Выбрать главу

Лолуа нетерпеливо махнул короткой рукой. Однако замечание Чхиквадзе подсказало ему новый вопрос.

— Вы связаны совместной работой с Мхеидзе?

— Он мой школьный товарищ.

— Тоже член вашей партии?

— Не знаю.

Так Мито, по существу, и не ответил на заданные ему вопросы. Угрозы на него не подействовали.

— Связать! — крикнул взбешенный следователь.

Сотрудники Особого отряда связали Мито руки, повалили его на пол и стали избивать. Рукоятками маузеров они разбили ему голову, но следователь так и не добился каких-либо показаний.

В камеру Мито принесли на носилках. Глядел он только одним глазом. Другой был забинтован.

Корнелий подсел к Мито. Их окружили Алавидзе, Гургенидзе и другие арестованные. Все старались помочь чем-нибудь Мито, облегчить его страдания.

На следующий день на допрос вызвали Корнелия. Он тоже упорно отказывался от дачи показаний и тоже был жестоко избит. Больная нога Корнелия распухла и посинела, малейшее движение причиняло мучительную боль.

Но тяжелее физических страданий для него были страдания душевные: надругательство над ним, грубые шутки и смех особоотрядников, унижавшие его человеческое достоинство. Однако чувство личного все явственнее отступало у него на задний план. Теперь, как и во время первомайской демонстрации, он снова почувствовал себя членом огромного коллектива. Это чувство рождало в нем мужество, готовность до конца довести борьбу, в которую он вступил.

3 мая, в полночь, до слуха заключенных донеслись сначала одиночные выстрелы, а затем беспорядочная стрельба, охватившая весь город. Все, кто знал, что в ту ночь должно было начаться восстание, столпились у окна камеры. Алавидзе, Гургенидзе и их товарищи напряженно вглядывались в сторону Верийского моста, прислушиваясь к усиливавшейся перестрелке.

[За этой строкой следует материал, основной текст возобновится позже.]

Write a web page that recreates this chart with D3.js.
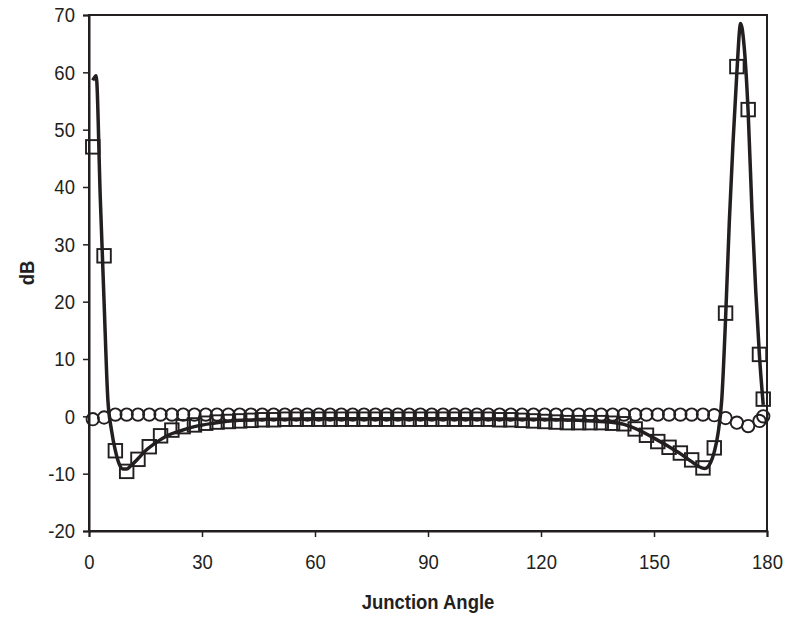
<!DOCTYPE html>
<html>
<head>
<meta charset="utf-8">
<script src="https://cdn.jsdelivr.net/npm/d3@7"></script>
<style>
  body { margin: 0; background: #fff; }
  text { font-family: "Liberation Sans", Arial, sans-serif; fill: #231f20; }
</style>
</head>
<body>
<div id="chart"></div>
<script>
// sampled angles (deg) for the two marker series
const angles = [1, 4, 7, 10, 13, 16, 19, 22, 25, 28, 31, 34, 37, 40, 43, 46, 49, 52, 55, 58,
  61, 64, 67, 70, 73, 76, 79, 82, 85, 88, 91, 94, 97, 100, 103, 106, 109, 112, 115, 118,
  121, 124, 127, 130, 133, 136, 139, 142, 145, 148, 151, 154, 157, 160, 163, 166, 169, 172, 175, 178, 179];

const squareValues = [47, 28, -6, -9.6, -7.5, -5.3, -3.4, -2.4, -1.8, -1.5, -1.2, -1.0, -0.9, -0.8, -0.7, -0.6, -0.6, -0.5, -0.5, -0.5,
  -0.5, -0.5, -0.5, -0.5, -0.5, -0.5, -0.5, -0.5, -0.5, -0.5, -0.5, -0.5, -0.5, -0.5, -0.5, -0.5, -0.6, -0.6, -0.7, -0.8,
  -0.9, -1.0, -1.1, -1.1, -1.1, -1.1, -1.2, -1.3, -2.2, -3.3, -4.4, -5.4, -6.4, -7.6, -9, -5.5, 18, 61, 53.5, 10.8, 3];

const circleValues = [-0.5, -0.2, 0.3, 0.3, 0.3, 0.3, 0.3, 0.3, 0.3, 0.3, 0.3, 0.3, 0.3, 0.3, 0.3, 0.3, 0.3, 0.3, 0.3, 0.3,
  0.3, 0.3, 0.3, 0.3, 0.3, 0.3, 0.3, 0.3, 0.3, 0.3, 0.3, 0.3, 0.3, 0.3, 0.3, 0.3, 0.3, 0.3, 0.3, 0.3,
  0.3, 0.3, 0.3, 0.3, 0.3, 0.3, 0.3, 0.3, 0.3, 0.3, 0.3, 0.3, 0.3, 0.3, 0.3, 0.2, -0.3, -1.1, -1.7, -0.8, 0];

// the solid curve
const lineAngles = [1, 1.9, 3, 4, 5, 6, 7, 8, 9, 10, 11, 13, 15, 18, 21, 24, 28, 33, 40, 50,
  60, 90, 120, 130, 138, 142, 146, 150, 154, 157, 160, 162, 163.5, 165, 166, 167, 168, 169, 170, 171,
  172, 173, 174, 175, 176, 177, 178, 179];
const lineValues = [58.6, 59.4, 38, 20, 3, -2.5, -6, -8.3, -9.2, -9.2, -8.7, -7.4, -6, -4.5, -3.3, -2.6, -1.8, -1.2, -0.7, -0.5,
  -0.4, -0.4, -0.5, -0.7, -1.0, -1.4, -2.4, -3.8, -5.3, -6.5, -7.9, -8.8, -9.1, -8.1, -6.2, -3, 3, 17, 34, 48,
  60, 68.5, 64, 53, 36, 22, 10.5, 2];

const xTicks = [0, 30, 60, 90, 120, 150, 180];
const yTicks = [-20, -10, 0, 10, 20, 30, 40, 50, 60, 70];

const W = 788, H = 617;
const margin = {top: 15, right: 21, bottom: 86, left: 89};
const width = W - margin.left - margin.right;
const height = H - margin.top - margin.bottom;
const ink = '#231f20';

const svg = d3.select('#chart').append('svg')
    .attr('width', W)
    .attr('height', H);

const g = svg.append('g')
    .attr('transform', 'translate(' + margin.left + ',' + margin.top + ')');

const x = d3.scaleLinear().domain([0, 180]).range([0, width]);
const y = d3.scaleLinear().domain([-20, 70]).range([height, 0]);

// frame
g.append('rect')
    .attr('width', width)
    .attr('height', height)
    .attr('fill', 'none')
    .attr('stroke', ink)
    .attr('stroke-width', 2);

const xAxis = g.append('g')
    .attr('transform', 'translate(0,' + height + ')')
    .call(d3.axisBottom(x).tickValues(xTicks).tickFormat(d => String(d)).tickSize(6).tickPadding(17));
const yAxis = g.append('g')
    .call(d3.axisLeft(y).tickValues(yTicks).tickFormat(d => String(d)).tickSize(6).tickPadding(10));

// the original labels are a narrow face, so squeeze them a bit
[xAxis, yAxis].forEach(ax => {
  ax.select('.domain').attr('stroke', ink).attr('stroke-width', 2);
  ax.selectAll('.tick line').attr('stroke', ink).attr('stroke-width', 1.5);
  ax.selectAll('.tick text')
      .attr('fill', ink)
      .attr('transform', 'scale(0.88,1)')
      .style('font-size', '21px')
      .style('font-family', '"Liberation Sans", Arial, sans-serif');
});

// circles series
g.append('g').selectAll('circle')
    .data(angles.map((a, i) => ({a: a, v: circleValues[i]})))
    .join('circle')
    .attr('cx', d => x(d.a))
    .attr('cy', d => y(d.v))
    .attr('r', 6.2)
    .attr('fill', 'none')
    .attr('stroke', ink)
    .attr('stroke-width', 1.9);

// solid line
const line = d3.line()
    .x(d => x(d.a))
    .y(d => y(d.v))
    .curve(d3.curveMonotoneX);

g.append('path')
    .datum(lineAngles.map((a, i) => ({a: a, v: lineValues[i]})))
    .attr('d', line)
    .attr('fill', 'none')
    .attr('stroke', ink)
    .attr('stroke-width', 3.5)
    .attr('stroke-linejoin', 'round');

// squares series
const s = 13.5;
g.append('g').selectAll('rect')
    .data(angles.map((a, i) => ({a: a, v: squareValues[i]})))
    .join('rect')
    .attr('x', d => x(d.a) - s / 2)
    .attr('y', d => y(d.v) - s / 2)
    .attr('width', s)
    .attr('height', s)
    .attr('fill', 'none')
    .attr('stroke', ink)
    .attr('stroke-width', 1.9);

// axis titles
svg.append('text')
    .attr('transform', 'translate(' + (margin.left + width / 2) + ',609) scale(0.88,1)')
    .attr('text-anchor', 'middle')
    .style('font-size', '21px')
    .style('font-weight', 'bold')
    .text('Junction Angle');

svg.append('text')
    .attr('transform', 'translate(34,' + (margin.top + height / 2) + ') rotate(-90) scale(0.88,1)')
    .attr('text-anchor', 'middle')
    .style('font-size', '21px')
    .style('font-weight', 'bold')
    .text('dB');
</script>
</body>
</html>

Поднявшись с нар, придерживаясь за стену, Корнелий тоже подошел к окну.

— Отойдите в сторону, пуля может угодить и сюда, — предупредил Мито товарищей.

Корнелий вернулся на нары и сел около Мито.

— Мой браунинг у Васо Маруашвили. Интересно, пригодится он ему?

— Да, нашим придется сегодня поработать, — задумчиво произнес Мито.

Стрельба все усиливалась. Мито глухо закашлял. На его губах выступила кровь. От кашля в груди поднималась нестерпимая боль, но он стойко пересиливал ее.

Всех находившихся в камере волновала одна мысль: «Удалось ли арестовать правительство?..»

Та же мысль овладела и Александром Махарадзе, залегшим со своим отрядом на берегу Куры, возле Муштаида. Он был подавлен тем, что попытка захватить военное училище потерпела неудачу.

Оглядываясь на артиллерийские казармы, высившиеся на Сабурталинском плато, Махарадзе недоумевал: «Почему оттуда не последовало сигнала — выстрела из орудия? Опоздали? Или там тоже провал?..»

НОВЫЕ ЖИЛЬЦЫ

Как во́рона ни три песком,

Все равно не побелеет.

Поговорка

Мито и Корнелия перевели при содействии доктора Сико Мосешвили в тюремную больницу.

Старания Елены, Дата, Маро, Кукури освободить Корнелия и Мито из тюрьмы не увенчались успехом. Их освободили вместе со всеми политическими заключенными только 1 июня. Это была вынужденная амнистия.

После разгрома армии Деникина и установления советской власти в Азербайджане правительство Жордания с каждым днем все сильнее чувствовало шаткость своей власти, испытывало страх перед растущим недовольством народа.

В середине апреля в Москву была тайно направлена делегация во главе с членом Учредительного собрания Уратадзе для переговоров с Советским правительством.

Ленин искренне приветствовал это решение, Верный принципам миролюбивой внешней политики, Совет Народных Комиссаров Российской Федерации подписал 7 мая 1920 года мирный договор с правительством Грузии.

Следствием договорных обязательств грузинского правительства и явилось освобождение заключенных из тюрем.

Корнелий вышел из тюрьмы измученный, удрученный всем пережитым. В квартире Микеладзе он застал новых жильцов — бакинского промышленника Нагибова и болезненного, чахлого, с лимонно-желтым лицом, офицера Лобачевского.

После установления советской власти в Баку супруги Сорокины поспешили перебраться в Батум. Их комнату Елена сдала Лобачевскому. Нагибову же с семьей она предоставила гостиную.

Лобачевский был сыном известного ростовского мукомола Ивана Лобачевского. В дореволюционной России не было, пожалуй, такого города, где бы не знали прославленной, высокосортной муки «царской» и «пасхальной» с эмблемой «пять нолей», выпускавшейся мельницами Ивана Лобачевского.